The message from global reactions is chillingly clear: kidnapping is condemned—unless the victims are Jewish. The outrage surrounding the October 7, 2023 mass abductions of Israeli civilians and children stands in grotesque contrast to the sympathetic response toward the capture of Venezuelan strongman Nicolas Maduro by U.S. forces.
The same activists who ripped down posters of Jewish hostages, vandalized images of toddlers, and smeared families with Nazi caricatures now posture as guardians of “international law” when a socialist dictator faces arrest. In their worldview, Jewish children are demonized, while corrupt tyrants are recast as victims.
Nowhere is this hypocrisy clearer than in the conduct of UN Special Rapporteur Francesca Albanese. She thundered that Maduro’s arrest dealt a “lethal blow” to international law—yet offered “context” to the slaughter and kidnapping of Jews as it unfolded. The law, it seems, is animated to protect dictators, not babies in cribs.
Thirty-five kidnapped Israelis were children—infants, toddlers, and teenagers torn from their homes. Among them were Kfir Bibas, just ten months old, and his four-year-old brother Ariel Bibas—later murdered by their captors.

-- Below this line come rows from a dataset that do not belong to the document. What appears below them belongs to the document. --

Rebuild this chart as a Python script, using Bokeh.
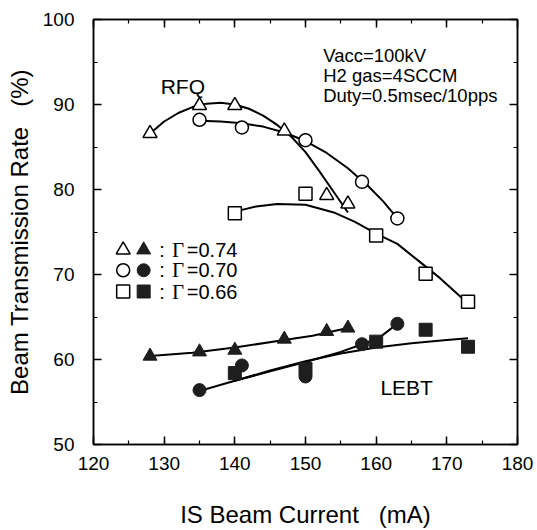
from bokeh.plotting import figure
from bokeh.models import LinearAxis, SingleIntervalTicker, Range1d
from bokeh.core.properties import value
from bokeh.embed import file_html
from bokeh.resources import INLINE

# ---------------- data ----------------
# RFQ transmission (open symbols)
rfq_tri_x = [128, 135, 140, 147, 153, 156]
rfq_tri_y = [86.6, 89.9, 89.9, 86.9, 79.3, 78.3]
rfq_cir_x = [135, 141, 150, 158, 163]
rfq_cir_y = [88.2, 87.3, 85.8, 80.9, 76.6]
rfq_sq_x = [140, 150, 160, 167, 173]
rfq_sq_y = [77.2, 79.5, 74.6, 70.1, 66.8]

# LEBT transmission (filled symbols)
lebt_tri_x = [128, 135, 140, 147, 153, 156]
lebt_tri_y = [60.4, 60.9, 61.1, 62.4, 63.3, 63.7]
lebt_cir_x = [135, 141, 150, 158, 163]
lebt_cir_y = [56.4, 59.3, 58.0, 61.8, 64.2]
lebt_sq_x = [140, 150, 160, 167, 173]
lebt_sq_y = [58.4, 58.9, 62.1, 63.5, 61.5]

# trend curves as drawn in the reference
rfq_tri_fit_x = [128, 130, 132, 134, 136, 138, 140, 142, 144, 146, 148, 150, 152, 154, 156]
rfq_tri_fit_y = [86.6, 88.0, 89.0, 89.7, 90.1, 90.2, 90.0, 89.5, 88.7, 87.6, 86.2, 84.4, 82.1, 79.7, 77.3]
rfq_cir_fit_x = [135, 138, 141, 144, 147, 150, 153, 156, 159, 161, 163]
rfq_cir_fit_y = [88.1, 88.0, 87.8, 87.4, 86.7, 85.7, 84.3, 82.5, 80.3, 78.6, 76.6]
rfq_sq_fit_x = [141, 143, 146, 150, 154, 157, 160, 163, 166, 169, 171, 173]
rfq_sq_fit_y = [77.6, 78.0, 78.3, 78.2, 77.3, 76.2, 74.8, 73.6, 71.6, 69.6, 68.1, 66.6]

lebt_tri_fit_x = [128, 134, 140, 147, 151, 156]
lebt_tri_fit_y = [60.4, 60.8, 61.4, 62.3, 62.8, 63.7]
lebt_cir_fit_x = [135, 140, 145, 150, 155, 158, 160.5, 163]
lebt_cir_fit_y = [56.3, 57.5, 58.6, 59.7, 60.9, 61.8, 62.6, 64.2]
lebt_sq_fit_x = [140, 145, 150, 155, 160, 165, 170, 173]
lebt_sq_fit_y = [57.5, 58.7, 59.8, 60.7, 61.4, 61.9, 62.3, 62.5]

gamma_labels = ["=0.74", "=0.70", "=0.66"]
legend_markers = ["triangle", "circle", "square"]
conditions = ["Vacc=100kV", "H2 gas=4SCCM", "Duty=0.5msec/10pps"]

# ---------------- figure ----------------
FONT = "Liberation Sans"
p = figure(width=535, height=530, x_range=Range1d(120, 180), y_range=Range1d(50, 100),
           output_backend="svg", toolbar_location=None,
           min_border_left=93, min_border_right=18, min_border_top=19, min_border_bottom=86)
p.xgrid.visible = False
p.ygrid.visible = False
p.background_fill_color = "white"
p.border_fill_color = "white"
p.outline_line_color = "black"
p.outline_line_width = 1.5


def style_axis(ax, labels=True):
    ax.ticker = SingleIntervalTicker(interval=10, num_minor_ticks=2)
    ax.major_tick_in = 8
    ax.major_tick_out = 0
    ax.minor_tick_in = 4
    ax.minor_tick_out = 0
    ax.axis_line_color = "black"
    ax.axis_line_width = 1.5
    ax.major_tick_line_color = "black"
    ax.major_tick_line_width = 1.5
    ax.minor_tick_line_color = "black"
    ax.minor_tick_line_width = 1.2
    ax.major_label_text_font = FONT
    ax.axis_label_text_font = FONT
    ax.axis_label_text_font_size = "24px"
    ax.axis_label_text_font_style = "normal"
    ax.axis_label_text_color = "black"
    if labels:
        ax.major_label_text_font_size = "19px"
        ax.major_label_text_color = "black"
    else:
        ax.major_label_text_font_size = "1px"
        ax.major_label_text_color = None
        ax.major_label_standoff = 0


style_axis(p.xaxis[0])
style_axis(p.yaxis[0])
p.xaxis[0].major_label_standoff = 12
p.yaxis[0].major_label_standoff = 19
p.xaxis[0].axis_label = "IS Beam Current\u00a0\u00a0\u00a0(mA)"
p.yaxis[0].axis_label = "Beam Transmission Rate\u00a0\u00a0\u00a0(%)"
p.xaxis[0].axis_label_standoff = 28
p.yaxis[0].axis_label_standoff = 7

top_ax = LinearAxis()
style_axis(top_ax, labels=False)
p.add_layout(top_ax, "above")
right_ax = LinearAxis()
style_axis(right_ax, labels=False)
p.add_layout(right_ax, "right")

# ---------------- curves ----------------
LW = 2
for fx, fy in [(rfq_tri_fit_x, rfq_tri_fit_y), (rfq_cir_fit_x, rfq_cir_fit_y),
               (rfq_sq_fit_x, rfq_sq_fit_y), (lebt_tri_fit_x, lebt_tri_fit_y),
               (lebt_cir_fit_x, lebt_cir_fit_y), (lebt_sq_fit_x, lebt_sq_fit_y)]:
    p.line(fx, fy, line_color="black", line_width=LW)

# ---------------- markers ----------------
TRI, RND = 14, 13
open_kw = dict(fill_color="white", line_color="black", line_width=1.5)
fill_kw = dict(fill_color="#1e1e1e", line_color="#1e1e1e", line_width=1)
p.scatter(rfq_tri_x, rfq_tri_y, marker="triangle", size=TRI, **open_kw)
p.scatter(rfq_cir_x, rfq_cir_y, marker="circle", size=RND, **open_kw)
p.scatter(rfq_sq_x, rfq_sq_y, marker="square", size=RND, **open_kw)
p.scatter(lebt_sq_x, lebt_sq_y, marker="square", size=RND, **fill_kw)
p.scatter(lebt_cir_x, lebt_cir_y, marker="circle", size=RND, **fill_kw)
p.scatter(lebt_tri_x, lebt_tri_y, marker="triangle", size=TRI, **fill_kw)

# ---------------- legend block ----------------
leg_y = [72.9, 70.5, 68.0]
leg_open_x = [124.2] * 3
leg_fill_x = [127.1] * 3
for m, yy, ox, fx in zip(legend_markers, leg_y, leg_open_x, leg_fill_x):
    sz = TRI if m == "triangle" else RND
    p.scatter([ox], [yy], marker=m, size=sz, **open_kw)
    p.scatter([fx], [yy], marker=m, size=sz, **fill_kw)
p.text([129.3] * 3, leg_y, text=[":"] * 3, text_font=value(FONT), text_font_size="20px",
       text_baseline="middle", text_align="left", text_color="black")
p.text([131.1] * 3, leg_y, text=["\u0393"] * 3, text_font=value("Liberation Serif"),
       text_font_size="21px", text_baseline="middle", text_align="left", text_color="black")
p.text([133.2] * 3, leg_y, text=gamma_labels, text_font=value(FONT), text_font_size="20px",
       text_baseline="middle", text_align="left", text_color="black")

# ---------------- annotations ----------------
p.text([129.5], [92.1], text=["RFQ"], text_font=value(FONT), text_font_size="21px",
       text_baseline="alphabetic", text_align="left", text_color="black")
p.text([160.6], [56.7], text=["LEBT"], text_font=value(FONT), text_font_size="21px",
       text_baseline="alphabetic", text_align="left", text_color="black")
p.text([152.5] * 3, [95.8, 93.4, 91.1], text=conditions, text_font=value(FONT),
       text_font_size="18.5px", text_baseline="alphabetic", text_align="left", text_color="black")

open("out.html", "w").write(file_html(p, INLINE))
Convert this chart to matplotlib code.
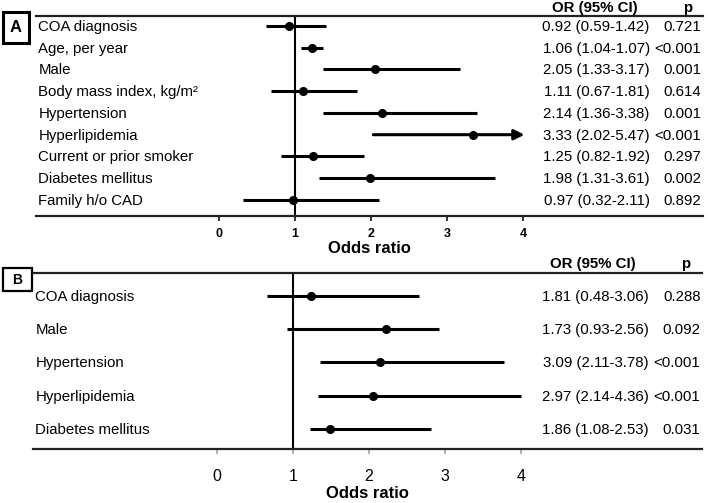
import matplotlib
matplotlib.use("Agg")
import matplotlib.pyplot as plt
from matplotlib.patches import Rectangle
from matplotlib.transforms import offset_copy

plt.rcParams['font.family'] = ['Liberation Sans', 'DejaVu Sans']

# Panel A data
a_labels = ["COA diagnosis", "Age, per year", "Male", "Body mass index, kg/m²",
            "Hypertension", "Hyperlipidemia", "Current or prior smoker",
            "Diabetes mellitus", "Family h/o CAD"]
a_or = [0.92, 1.22, 2.05, 1.10, 2.15, 3.34, 1.24, 1.98, 0.97]
a_lo = [0.62, 1.08, 1.37, 0.68, 1.37, 2.03, 0.82, 1.32, 0.31]
a_hi = [1.41, 1.37, 3.17, 1.81, 3.40, 4.02, 1.91, 3.63, 2.11]
a_arrow = [False, False, False, False, False, True, False, False, False]
a_text = ["0.92 (0.59-1.42)", "1.06 (1.04-1.07)", "2.05 (1.33-3.17)", "1.11 (0.67-1.81)",
          "2.14 (1.36-3.38)", "3.33 (2.02-5.47)", "1.25 (0.82-1.92)", "1.98 (1.31-3.61)",
          "0.97 (0.32-2.11)"]
a_p = ["0.721", "<0.001", "0.001", "0.614", "0.001", "<0.001", "0.297", "0.002", "0.892"]

# Panel B data
b_labels = ["COA diagnosis", "Male", "Hypertension", "Hyperlipidemia", "Diabetes mellitus"]
b_or = [1.24, 2.22, 2.14, 2.05, 1.49]
b_lo = [0.66, 0.92, 1.36, 1.33, 1.23]
b_hi = [2.66, 2.92, 3.77, 4.00, 2.82]
b_arrow = [False] * 5
b_text = ["1.81 (0.48-3.06)", "1.73 (0.93-2.56)", "3.09 (2.11-3.78)", "2.97 (2.14-4.36)",
          "1.86 (1.08-2.53)"]
b_p = ["0.288", "0.092", "<0.001", "<0.001", "0.031"]

ticks = [0, 1, 2, 3, 4]

W, H = 709, 503
fig = plt.figure(figsize=(W / 100, H / 100), dpi=100)


def px_axes(left, top, right, bottom):
    return fig.add_axes([left / W, (H - bottom) / H, (right - left) / W, (bottom - top) / H])


def panel_box(x0, y0, x1, y1, letter, fs, lw):
    fig.add_artist(Rectangle((x0 / W, (H - y1) / H), (x1 - x0) / W, (y1 - y0) / H,
                             transform=fig.transFigure, fill=False, ec='black', lw=lw))
    fig.text((x0 + x1) / 2 / W, (H - (y0 + y1) / 2) / H, letter, fontsize=fs,
             fontweight='bold', ha='center', va='center')


def draw_panel(ax, labels, ors, los, his, arrows, txt, ps, xlim, ylim, label_x,
               or_x, p_x, head_y, fs, tick_fs, tick_bold, tick_color, tick_pad, lab_pad):
    n = len(labels)
    ax.set_xlim(*xlim)
    ax.set_ylim(*ylim)
    for s in ['left', 'right']:
        ax.spines[s].set_visible(False)
    for s in ['top', 'bottom']:
        ax.spines[s].set_linewidth(1.6)
        ax.spines[s].set_color('#222222')
    ax.set_yticks([])
    ax.set_xticks(ticks)
    ax.set_xticklabels([str(t) for t in ticks], fontsize=tick_fs,
                       fontweight='bold' if tick_bold else 'normal')
    ax.tick_params(axis='x', length=3.5, width=1.3, color=tick_color, pad=tick_pad)
    ax.set_xlabel("Odds ratio", fontsize=12, fontweight='bold', labelpad=lab_pad)
    ax.axvline(1, color='black', lw=1.5, zorder=1)
    tr = offset_copy(ax.transData, fig=fig, x=0, y=-5, units='dots')
    for i in range(n):
        if arrows[i]:
            ax.annotate('', xy=(his[i], i), xytext=(los[i], i),
                        arrowprops=dict(arrowstyle='-|>,head_length=0.5,head_width=0.25',
                                        lw=2.2, color='black',
                                        mutation_scale=12, shrinkA=0, shrinkB=0))
        else:
            ax.plot([los[i], his[i]], [i, i], color='black', lw=2.2,
                    solid_capstyle='butt', zorder=2)
        ax.plot([ors[i]], [i], 'o', color='black', ms=5.5, zorder=3)
        ax.text(label_x, i, labels[i], fontsize=fs, va='baseline', ha='left', transform=tr)
        ax.text(or_x, i, txt[i], fontsize=fs, va='baseline', ha='right', transform=tr)
        ax.text(p_x, i, ps[i], fontsize=fs, va='baseline', ha='right', transform=tr)
    ax.text(4.94, head_y, "OR (95% CI)", fontsize=10.8,
            fontweight='bold', ha='center', va='bottom', clip_on=False)
    ax.text(6.17, head_y, "p", fontsize=10.8, fontweight='bold',
            ha='center', va='bottom', clip_on=False)


axA = px_axes(36, 16, 703, 216)
draw_panel(axA, a_labels, a_or, a_lo, a_hi, a_arrow, a_text, a_p,
           xlim=(-2.41, 6.37), ylim=(8.74, -0.46), label_x=-2.38,
           or_x=5.67, p_x=6.35, head_y=-0.5, fs=10.8, tick_fs=9, tick_bold=True,
           tick_color='#222222', tick_pad=5, lab_pad=1)
panel_box(3, 12, 29, 43, "A", 12, 2.2)

axB = px_axes(33, 273, 702, 449)
draw_panel(axB, b_labels, b_or, b_lo, b_hi, b_arrow, b_text, b_p,
           xlim=(-2.42, 6.38), ylim=(4.6, -0.69), label_x=-2.39,
           or_x=5.68, p_x=6.36, head_y=-0.74, fs=10.8, tick_fs=11.5, tick_bold=False,
           tick_color='#aaaaaa', tick_pad=11, lab_pad=1)
panel_box(3, 268, 32, 291, "B", 10, 1.6)

fig.savefig("out.png", dpi=100)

They were never charged, never tried; they were executed for the crime of being born Jewish.
Yet calls to release kidnapped children were branded “unacceptable,” while demands to shield Maduro from trial are framed as principled. Albanese even rushed to publish a defense of Hamas, appropriating the infamous slogan “J’Accuse,” while condemning appeals to free abducted minors.
This is not law. It is moral inversion. Any doctrine that scolds the prosecution of mass murderers while rationalizing the abduction and killing of Jewish children is barbarism masquerading as justice. Spare the crocodile tears. A system that protects tyrants and abandons Jewish babies has forfeited every claim to legitimacy.